Begin Stored data

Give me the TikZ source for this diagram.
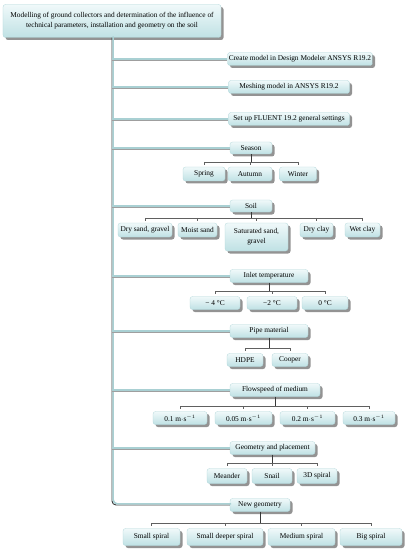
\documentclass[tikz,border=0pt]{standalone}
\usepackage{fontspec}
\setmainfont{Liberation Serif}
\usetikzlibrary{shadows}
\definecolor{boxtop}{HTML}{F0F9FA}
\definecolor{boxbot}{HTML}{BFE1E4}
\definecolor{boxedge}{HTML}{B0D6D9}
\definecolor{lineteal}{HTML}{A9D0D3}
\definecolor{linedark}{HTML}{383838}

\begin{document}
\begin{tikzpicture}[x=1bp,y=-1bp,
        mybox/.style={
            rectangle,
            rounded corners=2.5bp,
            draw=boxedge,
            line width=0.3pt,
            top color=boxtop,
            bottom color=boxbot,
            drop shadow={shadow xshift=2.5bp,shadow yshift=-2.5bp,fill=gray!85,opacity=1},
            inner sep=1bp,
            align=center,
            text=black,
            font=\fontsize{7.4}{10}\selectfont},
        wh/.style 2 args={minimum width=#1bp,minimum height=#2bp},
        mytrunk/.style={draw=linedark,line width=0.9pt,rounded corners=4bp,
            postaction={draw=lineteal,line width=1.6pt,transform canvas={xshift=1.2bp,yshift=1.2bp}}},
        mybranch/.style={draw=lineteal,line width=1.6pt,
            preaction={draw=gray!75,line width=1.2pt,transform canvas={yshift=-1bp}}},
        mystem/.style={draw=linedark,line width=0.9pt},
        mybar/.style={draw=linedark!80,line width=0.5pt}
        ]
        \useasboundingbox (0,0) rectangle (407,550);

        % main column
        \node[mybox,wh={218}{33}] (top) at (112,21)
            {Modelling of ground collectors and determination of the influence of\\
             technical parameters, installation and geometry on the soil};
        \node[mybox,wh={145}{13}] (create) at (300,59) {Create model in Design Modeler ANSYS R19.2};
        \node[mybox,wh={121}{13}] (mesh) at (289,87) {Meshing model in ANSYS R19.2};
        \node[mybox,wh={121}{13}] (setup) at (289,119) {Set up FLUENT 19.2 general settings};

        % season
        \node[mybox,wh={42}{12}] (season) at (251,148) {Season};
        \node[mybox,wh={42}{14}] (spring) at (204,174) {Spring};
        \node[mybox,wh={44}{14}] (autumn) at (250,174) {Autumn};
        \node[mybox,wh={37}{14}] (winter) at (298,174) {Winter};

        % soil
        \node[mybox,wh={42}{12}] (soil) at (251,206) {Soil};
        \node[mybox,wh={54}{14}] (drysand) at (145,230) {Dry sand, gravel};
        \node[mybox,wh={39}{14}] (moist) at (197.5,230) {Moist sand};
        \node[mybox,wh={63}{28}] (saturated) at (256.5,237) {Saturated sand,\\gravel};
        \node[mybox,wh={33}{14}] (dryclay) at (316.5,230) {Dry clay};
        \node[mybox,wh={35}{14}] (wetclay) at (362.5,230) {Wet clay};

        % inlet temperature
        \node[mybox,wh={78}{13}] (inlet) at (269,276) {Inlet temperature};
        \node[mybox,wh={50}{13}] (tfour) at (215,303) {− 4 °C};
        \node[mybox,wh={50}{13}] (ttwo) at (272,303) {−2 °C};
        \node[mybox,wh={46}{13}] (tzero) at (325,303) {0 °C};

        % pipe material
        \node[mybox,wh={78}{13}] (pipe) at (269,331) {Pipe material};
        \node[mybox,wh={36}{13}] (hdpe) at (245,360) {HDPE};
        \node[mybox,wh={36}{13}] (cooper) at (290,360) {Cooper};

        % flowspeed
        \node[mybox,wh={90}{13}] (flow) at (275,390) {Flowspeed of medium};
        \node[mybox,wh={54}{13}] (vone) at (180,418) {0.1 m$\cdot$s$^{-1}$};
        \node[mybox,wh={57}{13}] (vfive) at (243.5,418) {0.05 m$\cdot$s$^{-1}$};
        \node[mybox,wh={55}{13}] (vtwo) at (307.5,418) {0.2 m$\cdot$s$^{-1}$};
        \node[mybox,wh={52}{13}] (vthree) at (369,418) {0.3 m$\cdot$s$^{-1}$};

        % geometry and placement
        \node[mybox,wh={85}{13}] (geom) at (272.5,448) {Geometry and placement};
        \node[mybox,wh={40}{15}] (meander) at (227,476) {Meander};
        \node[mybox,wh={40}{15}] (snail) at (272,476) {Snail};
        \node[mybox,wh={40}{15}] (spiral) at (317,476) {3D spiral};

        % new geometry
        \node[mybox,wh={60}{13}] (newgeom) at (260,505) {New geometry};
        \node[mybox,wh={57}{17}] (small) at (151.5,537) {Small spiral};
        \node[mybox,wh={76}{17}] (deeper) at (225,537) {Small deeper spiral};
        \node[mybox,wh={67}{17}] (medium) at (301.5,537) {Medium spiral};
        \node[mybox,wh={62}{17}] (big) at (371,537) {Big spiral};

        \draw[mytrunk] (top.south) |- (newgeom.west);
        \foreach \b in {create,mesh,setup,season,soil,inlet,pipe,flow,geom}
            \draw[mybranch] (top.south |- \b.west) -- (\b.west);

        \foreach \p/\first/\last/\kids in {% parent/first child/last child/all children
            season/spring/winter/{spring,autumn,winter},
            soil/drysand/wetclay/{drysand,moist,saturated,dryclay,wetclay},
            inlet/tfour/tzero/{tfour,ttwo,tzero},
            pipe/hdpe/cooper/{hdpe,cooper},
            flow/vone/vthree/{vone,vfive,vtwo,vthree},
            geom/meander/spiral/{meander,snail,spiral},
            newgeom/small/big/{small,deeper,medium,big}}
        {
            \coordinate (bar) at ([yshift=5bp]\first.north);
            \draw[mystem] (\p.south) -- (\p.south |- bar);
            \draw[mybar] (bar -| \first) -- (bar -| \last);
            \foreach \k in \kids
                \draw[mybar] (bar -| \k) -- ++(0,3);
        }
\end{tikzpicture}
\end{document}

End Stored data

_Work instructions_
All the lines above are to be reproduced exactly, except the pictures.

_The completed task_
Give me the TikZ source for this diagram.
\documentclass[tikz,border=0pt]{standalone}
\usepackage{fontspec}
\setmainfont{Liberation Serif}
\usetikzlibrary{shadows}
\definecolor{boxtop}{HTML}{F0F9FA}
\definecolor{boxbot}{HTML}{BFE1E4}
\definecolor{boxedge}{HTML}{B0D6D9}
\definecolor{lineteal}{HTML}{A9D0D3}
\definecolor{linedark}{HTML}{383838}

\begin{document}
\begin{tikzpicture}[x=1bp,y=-1bp,
        mybox/.style={
            rectangle,
            rounded corners=2.5bp,
            draw=boxedge,
            line width=0.3pt,
            top color=boxtop,
            bottom color=boxbot,
            drop shadow={shadow xshift=2.5bp,shadow yshift=-2.5bp,fill=gray!85,opacity=1},
            inner sep=1bp,
            align=center,
            text=black,
            font=\fontsize{7.4}{10}\selectfont},
        wh/.style 2 args={minimum width=#1bp,minimum height=#2bp},
        mytrunk/.style={draw=linedark,line width=0.9pt,rounded corners=4bp,
            postaction={draw=lineteal,line width=1.6pt,transform canvas={xshift=1.2bp,yshift=1.2bp}}},
        mybranch/.style={draw=lineteal,line width=1.6pt,
            preaction={draw=gray!75,line width=1.2pt,transform canvas={yshift=-1bp}}},
        mystem/.style={draw=linedark,line width=0.9pt},
        mybar/.style={draw=linedark!80,line width=0.5pt}
        ]
        \useasboundingbox (0,0) rectangle (407,550);

        % main column
        \node[mybox,wh={218}{33}] (top) at (112,21)
            {Modelling of ground collectors and determination of the influence of\\
             technical parameters, installation and geometry on the soil};
        \node[mybox,wh={145}{13}] (create) at (300,59) {Create model in Design Modeler ANSYS R19.2};
        \node[mybox,wh={121}{13}] (mesh) at (289,87) {Meshing model in ANSYS R19.2};
        \node[mybox,wh={121}{13}] (setup) at (289,119) {Set up FLUENT 19.2 general settings};

        % season
        \node[mybox,wh={42}{12}] (season) at (251,148) {Season};
        \node[mybox,wh={42}{14}] (spring) at (204,174) {Spring};
        \node[mybox,wh={44}{14}] (autumn) at (250,174) {Autumn};
        \node[mybox,wh={37}{14}] (winter) at (298,174) {Winter};

        % soil
        \node[mybox,wh={42}{12}] (soil) at (251,206) {Soil};
        \node[mybox,wh={54}{14}] (drysand) at (145,230) {Dry sand, gravel};
        \node[mybox,wh={39}{14}] (moist) at (197.5,230) {Moist sand};
        \node[mybox,wh={63}{28}] (saturated) at (256.5,237) {Saturated sand,\\gravel};
        \node[mybox,wh={33}{14}] (dryclay) at (316.5,230) {Dry clay};
        \node[mybox,wh={35}{14}] (wetclay) at (362.5,230) {Wet clay};

        % inlet temperature
        \node[mybox,wh={78}{13}] (inlet) at (269,276) {Inlet temperature};
        \node[mybox,wh={50}{13}] (tfour) at (215,303) {− 4 °C};
        \node[mybox,wh={50}{13}] (ttwo) at (272,303) {−2 °C};
        \node[mybox,wh={46}{13}] (tzero) at (325,303) {0 °C};

        % pipe material
        \node[mybox,wh={78}{13}] (pipe) at (269,331) {Pipe material};
        \node[mybox,wh={36}{13}] (hdpe) at (245,360) {HDPE};
        \node[mybox,wh={36}{13}] (cooper) at (290,360) {Cooper};

        % flowspeed
        \node[mybox,wh={90}{13}] (flow) at (275,390) {Flowspeed of medium};
        \node[mybox,wh={54}{13}] (vone) at (180,418) {0.1 m$\cdot$s$^{-1}$};
        \node[mybox,wh={57}{13}] (vfive) at (243.5,418) {0.05 m$\cdot$s$^{-1}$};
        \node[mybox,wh={55}{13}] (vtwo) at (307.5,418) {0.2 m$\cdot$s$^{-1}$};
        \node[mybox,wh={52}{13}] (vthree) at (369,418) {0.3 m$\cdot$s$^{-1}$};

        % geometry and placement
        \node[mybox,wh={85}{13}] (geom) at (272.5,448) {Geometry and placement};
        \node[mybox,wh={40}{15}] (meander) at (227,476) {Meander};
        \node[mybox,wh={40}{15}] (snail) at (272,476) {Snail};
        \node[mybox,wh={40}{15}] (spiral) at (317,476) {3D spiral};

        % new geometry
        \node[mybox,wh={60}{13}] (newgeom) at (260,505) {New geometry};
        \node[mybox,wh={57}{17}] (small) at (151.5,537) {Small spiral};
        \node[mybox,wh={76}{17}] (deeper) at (225,537) {Small deeper spiral};
        \node[mybox,wh={67}{17}] (medium) at (301.5,537) {Medium spiral};
        \node[mybox,wh={62}{17}] (big) at (371,537) {Big spiral};

        \draw[mytrunk] (top.south) |- (newgeom.west);
        \foreach \b in {create,mesh,setup,season,soil,inlet,pipe,flow,geom}
            \draw[mybranch] (top.south |- \b.west) -- (\b.west);

        \foreach \p/\first/\last/\kids in {% parent/first child/last child/all children
            season/spring/winter/{spring,autumn,winter},
            soil/drysand/wetclay/{drysand,moist,saturated,dryclay,wetclay},
            inlet/tfour/tzero/{tfour,ttwo,tzero},
            pipe/hdpe/cooper/{hdpe,cooper},
            flow/vone/vthree/{vone,vfive,vtwo,vthree},
            geom/meander/spiral/{meander,snail,spiral},
            newgeom/small/big/{small,deeper,medium,big}}
        {
            \coordinate (bar) at ([yshift=5bp]\first.north);
            \draw[mystem] (\p.south) -- (\p.south |- bar);
            \draw[mybar] (bar -| \first) -- (bar -| \last);
            \foreach \k in \kids
                \draw[mybar] (bar -| \k) -- ++(0,3);
        }
\end{tikzpicture}
\end{document}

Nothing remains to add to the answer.